Lucy Ellmann’s 1,000-page novel written almost entirely in one long sentence, Ducks, Newburyport (Galley Beggar Press), has won the £10,000 2019 Goldsmiths Prize.
Booker-shortlisted Ellmann was announced as the winner of the £10,000 prize rewarding fiction at its most novel at a ceremony at Foyles, in Charing Cross, London, Wednesday evening (13th November 2019).
"Testing the limits of the stream-of-consciousness narrative, Ducks, Newburyport rejects conventional plot and story structure,” Goldsmiths Prize organisers said. “Instead it captures the thoughts that pass through the mind of a middle-aged Ohio woman as she bakes pies in her kitchen. What emerges is a linguistically sinuous meditation on life, memory, motherhood and the randomness – and purpose – of everyday experience.”
Ellmann fended off five other contenders for the Goldsmiths Prize including Mark Haddon for The Porpoise (Chatto & Windus) and The Man Who Saw Everything (Hamish Hamilton) by Deborah Levy. Slip of a Fish (And Other Stories) by Amy Arnold was also nominated alongside Good Day? (Salt) by Vesna Main and We Are Made of Diamond Stuff (Dostoyevsky Wannabe) by Isabel Waidner.
Sam Jordison, who founded Norwich-based indie Galley Beggar Press, told The Bookseller of the win: "I was quite emotional - you get a rush of all these feelings. I was quite weepy at first and was thought I was about to blub. Luckily Lucy got up and made a joke saying, 'That is a lot of money for one sentence'. We won the first prize in 2013 [with Eimear McBride's A Girl is a Half-formed Thing] so it was nice to be back with the Goldsmiths this year."
He revealed it was Eloise Millar who spotted the potential of the book: "It was Ellie [Jordison's partner, with whom he runs Galley Beggar] who had read the first 30 pages or so and said, 'This is the one'. As soon as you read the book you know that it is extraordinary. Everything about the book is unusual... there is this long and spooling sentence and you are in a different place."
Jordison also praised Ellmann's work ethic. "It took her seven years to write the book. Obviously Lucy is extraordinarily unusually talented but she has also worked so hard for so many years and thought about it so long and put effort in for so long before that. To see that acknowledged it just a great thing."
Of the complexities of publishing the 1,000-page book, he said: "It was interesting to publish it, it is why we're here because we can be more flexible.
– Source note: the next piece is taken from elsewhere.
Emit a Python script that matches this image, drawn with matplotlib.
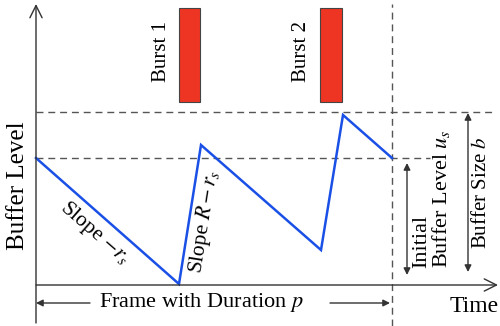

It was a logistical challenge. We have a amazing typesetter - Alex Billington - who was willing to do something different. He used Tetragon but he had to hack InDesign to make it work - it was just not the process of getting it to work in the programme, he had to go into engine room and rework it. But you don't think about it when you read it which is what typesetting should be about. Getting it printed was also a huge piece of work because only a few printers would be willing to do that."
Ultimately he believes the popularity of Ducks, Newburyport will continue. "It says so much about where are are now and that is also why it will endure," he said. I hope that it will be read for many years to come."